Amazon EMR unhealthy node replacement

INFO

Unhealthy core node recovered

Amazon EMR has recovered your UNHEALTHY core instances [instanceID (InstanceName)] in InstanceGroup/Fleet in the Amazon EMR cluster clusterID (ClusterName)

For more information about unhealthy node replacement, see Replacing unhealthy nodes.

Viewing events with the Amazon EMR console

For each cluster, you can view a simple list of events in the details pane, which lists events in descending order of occurrence. You can also view all events for all clusters in a region in descending order of occurrence.
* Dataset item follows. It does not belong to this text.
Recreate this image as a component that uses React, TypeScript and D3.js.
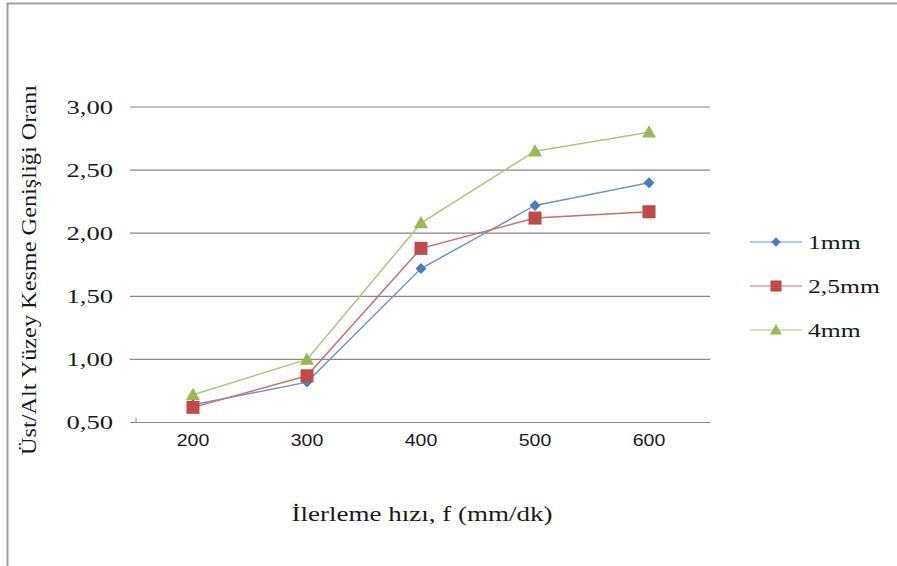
import React from "react";
import * as d3 from "d3";

const feedRates = ["200", "300", "400", "500", "600"];
const series1mm = [0.64, 0.82, 1.72, 2.22, 2.4];
const series25mm = [0.62, 0.87, 1.88, 2.12, 2.17];
const series4mm = [0.72, 1.0, 2.08, 2.65, 2.8];
const seriesNames = ["1mm", "2,5mm", "4mm"];
const yTicks = [0.5, 1.0, 1.5, 2.0, 2.5, 3.0];

const W = 897;
const H = 566;
const plot = { left: 136, right: 706, top: 107, bottom: 422.5 };

const colors = ["#4a7ebb", "#be4b48", "#98b954"];
const lineColors = ["#6f95cc", "#cc6f6d", "#aac87a"];
const SERIF = "'Liberation Serif', 'Times New Roman', serif";
const SANS = "'Liberation Sans', Arial, sans-serif";

// Text widened horizontally, anchored at (x, y)
function WideText(props: {
  x: number;
  y: number;
  sx: number;
  size: number;
  anchor?: "start" | "middle" | "end";
  family?: string;
  children: React.ReactNode;
}) {
  const { x, y, sx, size, anchor = "start", family = SERIF, children } = props;
  return (
    <text
      transform={`translate(${x},${y}) scale(${sx},1)`}
      textAnchor={anchor}
      dy="0.35em"
      style={{ fontFamily: family, fontSize: size }}
      fill="#1a1a1a"
    >
      {children}
    </text>
  );
}

export default function App() {
  const x = d3
    .scaleBand<string>()
    .domain(feedRates)
    .range([plot.left, plot.right]);
  const y = d3.scaleLinear().domain([0.5, 3.0]).range([plot.bottom, plot.top]);
  const cx = (c: string) => (x(c) ?? 0) + x.bandwidth() / 2;

  const all = [series1mm, series25mm, series4mm];
  const line = d3
    .line<number>()
    .x((_, i) => cx(feedRates[i]))
    .y((v) => y(v));

  const marker = (k: number, px: number, py: number, key: string, scale = 1) => {
    if (k === 0) {
      const s = 5.5 * scale;
      return (
        <path
          key={key}
          d={`M${px},${py - s}L${px + s},${py}L${px},${py + s}L${px - s},${py}Z`}
          fill={colors[0]}
        />
      );
    }
    if (k === 1) {
      const s = 6.5 * scale;
      return <rect key={key} x={px - s} y={py - s} width={2 * s} height={2 * s} fill={colors[1]} />;
    }
    const s = 7 * scale;
    return (
      <path
        key={key}
        d={`M${px},${py - s}L${px + s},${py + s * 0.75}L${px - s},${py + s * 0.75}Z`}
        fill={colors[2]}
      />
    );
  };

  const legendRows = [242, 286, 330];
  const fmt = (v: number) => v.toFixed(2).replace(".", ",");

  return (
    <svg width={W} height={H} style={{ position: "absolute", left: 0, top: 0, background: "#fff" }}>
      <rect x={7.5} y={3.5} width={W + 10} height={H + 10} fill="#fff" stroke="#a0a0a0" strokeWidth={2} />

      {yTicks.map((t) => (
        <g key={t}>
          <line x1={plot.left - 6} x2={plot.right + 4} y1={y(t)} y2={y(t)} stroke="#888" strokeWidth={1.2} />
          <WideText x={113} y={y(t)} sx={1.4} size={19} anchor="end">
            {fmt(t)}
          </WideText>
        </g>
      ))}
      <line x1={plot.left} x2={plot.left} y1={plot.bottom} y2={plot.bottom - 5} stroke="#888" />

      {feedRates.map((c) => (
        <WideText key={c} x={cx(c)} y={440} sx={1.15} size={17} anchor="middle" family={SANS}>
          {c}
        </WideText>
      ))}

      {all.map((s, k) => (
        <path key={"l" + k} d={line(s) ?? ""} fill="none" stroke={lineColors[k]} strokeWidth={1.5} />
      ))}
      {all.map((s, k) => s.map((v, i) => marker(k, cx(feedRates[i]), y(v), `m${k}-${i}`)))}

      {seriesNames.map((n, k) => (
        <g key={n}>
          <line x1={750} x2={802} y1={legendRows[k]} y2={legendRows[k]} stroke={lineColors[k]} strokeWidth={1.2} />
          {marker(k, 776, legendRows[k], "lg" + k, 0.85)}
          <WideText x={808} y={legendRows[k]} sx={1.35} size={19}>
            {n}
          </WideText>
        </g>
      ))}

      <WideText x={422} y={514} sx={1.35} size={20} anchor="middle">
        İlerleme hızı, f (mm/dk)
      </WideText>
      <text
        transform="translate(29,270) rotate(-90)"
        textAnchor="middle"
        dy="0.35em"
        textLength={370}
        lengthAdjust="spacingAndGlyphs"
        style={{ fontFamily: SERIF, fontSize: 20 }}
        fill="#1a1a1a"
      >
        Üst/Alt Yüzey Kesme Genişliği Oranı
      </text>
    </svg>
  );
}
If you don't want a user to see all cluster events for a region, add a statement that denies permission ("Effect": "Deny") for the elasticmapreduce:ViewEventsFromAllClustersInConsole action to a policy that is attached to the user.

Note

We’ve redesigned the Amazon EMR console to make it easier to use. See What's new with the console? to learn about the differences between the old and new console experiences.

New console
To view events for all clusters in a Region with the new console
  1. Sign in to the AWS Management Console, and open the Amazon EMR console at https://console.aws.amazon.com/emr.

  2. Under EMR on EC2 in the left navigation pane, choose Events.

To view events for a particular cluster with the new console
  1. Sign in to the AWS Management Console, and open the Amazon EMR console at https://console.aws.amazon.com/emr.

  2. Under EMR on EC2 in the left navigation pane, choose Clusters, and then choose a cluster.

  3. To view all of your events, select the Events tab on the cluster details page.

Old console
To view events for all clusters in a Region with the old console
  1. Open the Amazon EMR console at https://console.aws.amazon.com/elasticmapreduce/.

  2. Choose Events.

To view events for a particular cluster with the old console
  1. Open the Amazon EMR console at https://console.aws.amazon.com/elasticmapreduce/.

  2. Choose Cluster List, select a cluster, and then choose View details.

  3. Choose Events in the cluster details pane.